It began, as it always does, when he decided
that he just wanted to ask some questions. “I’m not going to buy anything,” my
friend, Hagop, told me. And would repeat.
We stand in Istanbul's Grand Bazaar. The hum of
tourist activity mingles with the call and clamor of merchants: “Spend some
money for your honey!” “Nervous New Yorkers! Don’t be so nervous!” Apparently we
give off a Woody Allen vibe.
We find an authentic-looking rug shop. A pleasant
young man, who surprises me with his informality and natural demeanor (considering
he’s a rug merchant), greets us. He and Hagop delve into an interesting and
educational conversation about the various types of rugs hanging on the walls
of the small enclave. When he realizes that we (meaning Hagop) are serious buyers, he invites us to their
main shop, a much larger gallery a few bazaar aisles away, and introduces us to
the boss.
The leader of the operation is a portly,
well-dressed man who compulsively checks his iPhone every few minutes. As one
would expect, he is incredibly friendly, speaks fluent English, and just
happens to visit the U.S. every chance he gets!
Hagop begins to describe the type of carpet
he is (not) looking to buy. Talking a mile a minute, the dealer tells his young
employee to pull this or that rug from the pile and roll it out on the floor, then
another, then another, until I am cross-eyed from trying to process so many
patterns and shapes.
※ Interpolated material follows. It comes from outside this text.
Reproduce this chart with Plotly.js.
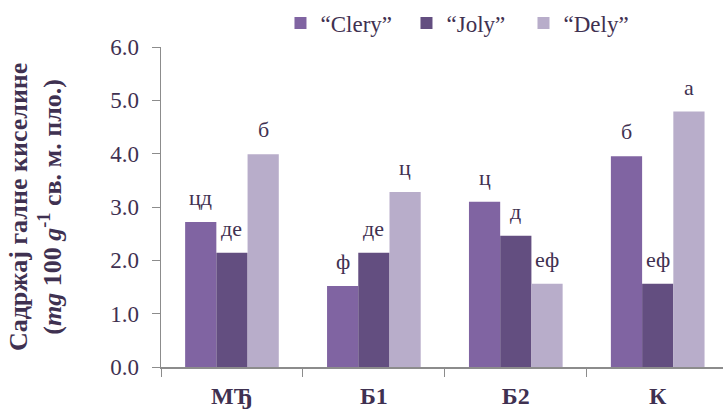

Seeing that none of them pleases the customer, he proposes
an alternative:
“We go to Floor Five, where you will see
more rugs.”
Oh good!
He leads us down a winding path through a darker
and less touristy corner of the Grand Bazaar until we arrive at an antique lift
elevator. He waves us inside with a smile. The iron gates snap shut, and we
begin our lurch to Floor Five.
The dealer throws us a smile. We smile back
politely. Then look at the floor. And wait.
When the doors creak open, we find
ourselves in a softly lit, wood-paneled room, lined with more money than I will
ever make. Two overstuffed armchairs sit at one end. The dealer picks up right where
he left off: as a small brigade of helpers heft carpet after carpet off of
piles and unfurl them across the floor, he describes the style, the provenance,
and the age of each one. (Apparently rugs age at the rate of twenty years every
ten minutes. Who knew?) The workers hold up one end of each rug to let Hagop
inspect the design; when a look of skepticism crosses his face—as it inevitably
does—they set it down and go for the next one. None pass the Hagop test.
It's an odd moment to have a flashback to
The Christmas Story, but suddenly I'm Ralphie, watching his father buy a Christmas tree and thinking: “The man
could bargain like an Arab trader.”
Because Hagop really can bargain like an
Arab trader. Not only does he manage to make the real trader sweat, but the
latter actually offers to pay him.
“I’ll give you a good price for it,” the
trader says, referring to the rug inherited from Hagop’s grandmother. This constitutes
Hagop’s brilliant strategy for avoiding approval of any of the fifty million
rugs in view: his grandmother’s rug, located somewhere in Michigan, is an antique
of exceptional quality, with the perfect fringe length, and it will fly you to
a Whole New World and grant you three wishes, and anything less simply won’t
cut the mustard.
“I think we’re going to keep that one.”
“But if you ever want to sell it, you come
back. I’ll give you a great price.” His iPhone jingles again. He peers at it
furtively. “Excuse me,” he says, and steps aside.
While his back is turned, Hagop rushes over
to me and murmurs, “That tea had better get here soon.”
Free tea? That’s why we’re here?
“I wonder if they have sahlep*,” he
continues, half-joking.
The dealer ends his phone call and turns
around. Hagop stands up straight, hardens his mouth into a stern line, and
strolls back toward him, carefully examining a carpet’s unacceptable fringe on
the way.
The tea arrives. Finally. An old man silently
hands me a shot glass of very strong, very sweet liquid on an elaborate blue
and gold saucer.
Hagop perpetuates his conversation with the
dealer. When I finish my tea, he has barely made a dent, carefully stirring and
talking about fringes.
The chief steps away for another phone
call. “Suck it down,” I whisper.
“I’m trying.”
The dealer returns. “So, my friend?” he
asks.
Hagop nods slowly, reflecting. “Let me come
back with a picture of my grandmother’s rug,” he says.
Nice.
We set our empty glasses on a mahogany end
table. After over an hour of hemming and hawing and sipping and pondering rug
fringes as if I actually knew something about them, we are free.
To be fair, Hagop really did return to the
rug shop, as he had promised the dealer. And, as he had promised me, bought
nothing.
*A heavenly dessert beverage made from the
crushed bulb of the lotus blossom and unicorn sweat.